## Given data
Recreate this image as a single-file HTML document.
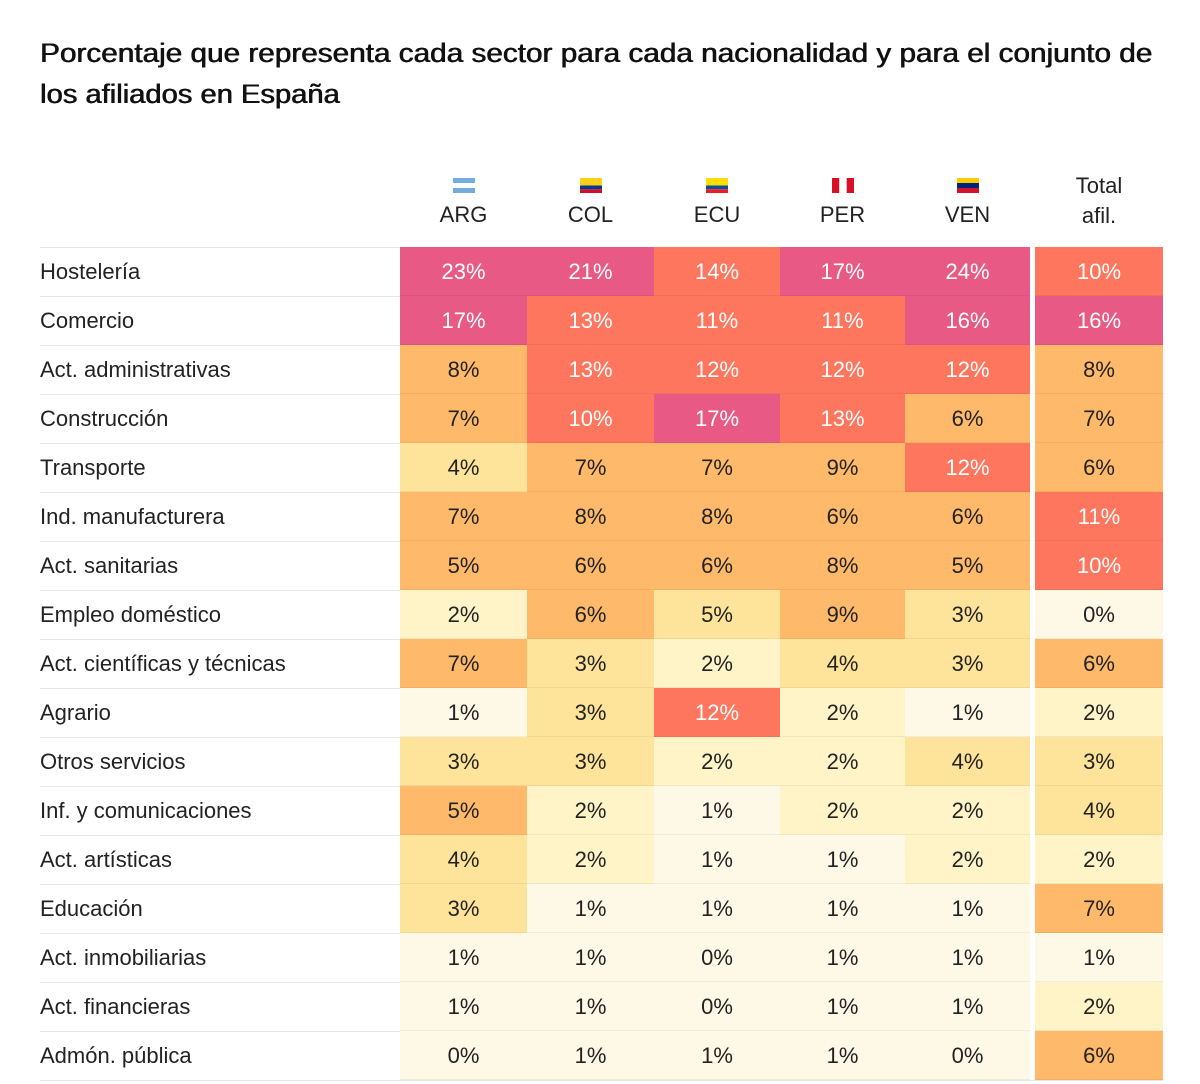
<!DOCTYPE html>
<html><head><meta charset="utf-8">
<style>
body{margin:0;background:#fff;width:1200px;height:1084px;overflow:hidden;font-family:"Liberation Sans",sans-serif;color:#222;}
.title{position:absolute;left:40px;font-size:27px;font-weight:normal;color:#111;text-shadow:0.5px 0 0 #111,-0.2px 0 0 #111;white-space:nowrap;transform-origin:left center;}
.hdr{position:absolute;text-align:center;font-size:22px;color:#222;}
.lbl{position:absolute;left:40px;width:360px;font-size:22px;line-height:49px;white-space:nowrap;}
.line{position:absolute;left:40px;height:1px;background:#e6e6e6;}
.cell{position:absolute;text-align:center;font-size:22px;line-height:49px;box-sizing:border-box;border-bottom:1px solid rgba(0,0,0,0.05);}
</style></head><body>
<div class="title" id="t1" style="top:38px">Porcentaje que representa cada sector para cada nacionalidad y para el conjunto de</div>
<div class="title" id="t2" style="top:79px">los afiliados en España</div>
<div id="grid"></div>
<script>
const sectors=["Hostelería","Comercio","Act. administrativas","Construcción","Transporte","Ind. manufacturera","Act. sanitarias","Empleo doméstico","Act. científicas y técnicas","Agrario","Otros servicios","Inf. y comunicaciones","Act. artísticas","Educación","Act. inmobiliarias","Act. financieras","Admón. pública"];
const columns=["ARG","COL","ECU","PER","VEN","Total"];
const ARG=[23,17,8,7,4,7,5,2,7,1,3,5,4,3,1,1,0];
const COL=[21,13,13,10,7,8,6,6,3,3,3,2,2,1,1,1,1];
const ECU=[14,11,12,17,7,8,6,4.6,2,12,2,1,1,1,0,0,1];
const PER=[17,11,12,13,9,6,8,9,4,2,2,2,1,1,1,1,1];
const VEN=[24,16,12,6,12,6,5,3,3,1,4,2,2,1,1,1,0];
const TOTAL=[10,16,8,7,6,11,10,0,6,2,3,4,2,7,1,2,6];
const series=[ARG,COL,ECU,PER,VEN,TOTAL];

function fit(id,w){const e=document.getElementById(id);e.style.transform='scaleX('+(w/e.offsetWidth)+')';}
fit('t1',1112);fit('t2',300);

const g=document.getElementById('grid');
const top0=247,rowH=49,colX=[400,527,654,780,905,1035],colW=[127,127,126,125,125,128];
function color(v){if(v>=15.5)return'#e85a85';if(v>=9.5)return'#fe765d';if(v>=4.75)return'#feb96a';if(v>=2.5)return'#fee39a';if(v>=1.5)return'#fff3c8';return'#fef8e7';}
function flag(c){
 const s={ARG:['#74acdf','#fff','#74acdf'],COL:['#fcd116','#003893','#ce1126'],ECU:['#ffdd00','#034ea2','#ed1c24'],PER:['#d91023','#fff','#d91023'],VEN:['#ffcc00','#00247d','#cf142b']}[c];
 if(c==='PER')return '<svg width="22" height="15"><rect x="0" y="0" width="7.3" height="15" fill="'+s[0]+'"/><rect x="7.3" y="0" width="7.4" height="15" fill="#fff"/><rect x="14.7" width="7.3" height="15" fill="'+s[2]+'"/></svg>';
 const h=(c==='COL'||c==='ECU')?[7.5,3.75,3.75]:[5,5,5];
 return '<svg width="22" height="15"><rect y="0" width="22" height="'+h[0]+'" fill="'+s[0]+'"/><rect y="'+h[0]+'" width="22" height="'+h[1]+'" fill="'+s[1]+'"/><rect y="'+(h[0]+h[1])+'" width="22" height="'+h[2]+'" fill="'+s[2]+'"/></svg>';
}
columns.forEach((c,j)=>{
 const d=document.createElement('div');d.className='hdr';
 
 
 d.style.left=colX[j]+'px';d.style.width=colW[j]+'px';
 if(c==='Total'){d.style.top='171px';d.style.lineHeight='30px';d.innerHTML='Total<br>afil.';}
 else{d.style.top='173px';d.innerHTML='<div style="height:20px">'+flag(c)+'</div><div style="margin-top:9px">'+c+'</div>';}
 g.appendChild(d);
});
sectors.forEach((s,i)=>{
 const y=top0+i*rowH;
 const ln=document.createElement('div');ln.className='line';
 
 
 ln.style.top=y+'px';ln.style.width='360px';g.appendChild(ln);
 const l=document.createElement('div');l.className='lbl';
 
 
 l.style.top=y+'px';l.textContent=s;g.appendChild(l);
 series.forEach((arr,j)=>{
  const v=arr[i];const c=document.createElement('div');c.className='cell';
  
  
  c.style.left=colX[j]+'px';c.style.width=colW[j]+'px';c.style.top=y+'px';c.style.height=rowH+'px';
  c.style.background=color(v);c.style.color=v>=9.5?'#fff':'#222';
  c.textContent=Math.round(v)+'%';g.appendChild(c);
 });
});
const ln=document.createElement('div');ln.className='line';


ln.style.top=(top0+sectors.length*rowH)+'px';ln.style.width='1123px';g.appendChild(ln);
</script>
</body></html>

## Set problem
Print the complete listing exactly as it stands, without its pictures.

## Exercise response
Recreate this image as a single-file HTML document.
<!DOCTYPE html>
<html><head><meta charset="utf-8">
<style>
body{margin:0;background:#fff;width:1200px;height:1084px;overflow:hidden;font-family:"Liberation Sans",sans-serif;color:#222;}
.title{position:absolute;left:40px;font-size:27px;font-weight:normal;color:#111;text-shadow:0.5px 0 0 #111,-0.2px 0 0 #111;white-space:nowrap;transform-origin:left center;}
.hdr{position:absolute;text-align:center;font-size:22px;color:#222;}
.lbl{position:absolute;left:40px;width:360px;font-size:22px;line-height:49px;white-space:nowrap;}
.line{position:absolute;left:40px;height:1px;background:#e6e6e6;}
.cell{position:absolute;text-align:center;font-size:22px;line-height:49px;box-sizing:border-box;border-bottom:1px solid rgba(0,0,0,0.05);}
</style></head><body>
<div class="title" id="t1" style="top:38px">Porcentaje que representa cada sector para cada nacionalidad y para el conjunto de</div>
<div class="title" id="t2" style="top:79px">los afiliados en España</div>
<div id="grid"></div>
<script>
const sectors=["Hostelería","Comercio","Act. administrativas","Construcción","Transporte","Ind. manufacturera","Act. sanitarias","Empleo doméstico","Act. científicas y técnicas","Agrario","Otros servicios","Inf. y comunicaciones","Act. artísticas","Educación","Act. inmobiliarias","Act. financieras","Admón. pública"];
const columns=["ARG","COL","ECU","PER","VEN","Total"];
const ARG=[23,17,8,7,4,7,5,2,7,1,3,5,4,3,1,1,0];
const COL=[21,13,13,10,7,8,6,6,3,3,3,2,2,1,1,1,1];
const ECU=[14,11,12,17,7,8,6,4.6,2,12,2,1,1,1,0,0,1];
const PER=[17,11,12,13,9,6,8,9,4,2,2,2,1,1,1,1,1];
const VEN=[24,16,12,6,12,6,5,3,3,1,4,2,2,1,1,1,0];
const TOTAL=[10,16,8,7,6,11,10,0,6,2,3,4,2,7,1,2,6];
const series=[ARG,COL,ECU,PER,VEN,TOTAL];

function fit(id,w){const e=document.getElementById(id);e.style.transform='scaleX('+(w/e.offsetWidth)+')';}
fit('t1',1112);fit('t2',300);

const g=document.getElementById('grid');
const top0=247,rowH=49,colX=[400,527,654,780,905,1035],colW=[127,127,126,125,125,128];
function color(v){if(v>=15.5)return'#e85a85';if(v>=9.5)return'#fe765d';if(v>=4.75)return'#feb96a';if(v>=2.5)return'#fee39a';if(v>=1.5)return'#fff3c8';return'#fef8e7';}
function flag(c){
 const s={ARG:['#74acdf','#fff','#74acdf'],COL:['#fcd116','#003893','#ce1126'],ECU:['#ffdd00','#034ea2','#ed1c24'],PER:['#d91023','#fff','#d91023'],VEN:['#ffcc00','#00247d','#cf142b']}[c];
 if(c==='PER')return '<svg width="22" height="15"><rect x="0" y="0" width="7.3" height="15" fill="'+s[0]+'"/><rect x="7.3" y="0" width="7.4" height="15" fill="#fff"/><rect x="14.7" width="7.3" height="15" fill="'+s[2]+'"/></svg>';
 const h=(c==='COL'||c==='ECU')?[7.5,3.75,3.75]:[5,5,5];
 return '<svg width="22" height="15"><rect y="0" width="22" height="'+h[0]+'" fill="'+s[0]+'"/><rect y="'+h[0]+'" width="22" height="'+h[1]+'" fill="'+s[1]+'"/><rect y="'+(h[0]+h[1])+'" width="22" height="'+h[2]+'" fill="'+s[2]+'"/></svg>';
}
columns.forEach((c,j)=>{
 const d=document.createElement('div');d.className='hdr';
 
 
 d.style.left=colX[j]+'px';d.style.width=colW[j]+'px';
 if(c==='Total'){d.style.top='171px';d.style.lineHeight='30px';d.innerHTML='Total<br>afil.';}
 else{d.style.top='173px';d.innerHTML='<div style="height:20px">'+flag(c)+'</div><div style="margin-top:9px">'+c+'</div>';}
 g.appendChild(d);
});
sectors.forEach((s,i)=>{
 const y=top0+i*rowH;
 const ln=document.createElement('div');ln.className='line';
 
 
 ln.style.top=y+'px';ln.style.width='360px';g.appendChild(ln);
 const l=document.createElement('div');l.className='lbl';
 
 
 l.style.top=y+'px';l.textContent=s;g.appendChild(l);
 series.forEach((arr,j)=>{
  const v=arr[i];const c=document.createElement('div');c.className='cell';
  
  
  c.style.left=colX[j]+'px';c.style.width=colW[j]+'px';c.style.top=y+'px';c.style.height=rowH+'px';
  c.style.background=color(v);c.style.color=v>=9.5?'#fff':'#222';
  c.textContent=Math.round(v)+'%';g.appendChild(c);
 });
});
const ln=document.createElement('div');ln.className='line';


ln.style.top=(top0+sectors.length*rowH)+'px';ln.style.width='1123px';g.appendChild(ln);
</script>
</body></html>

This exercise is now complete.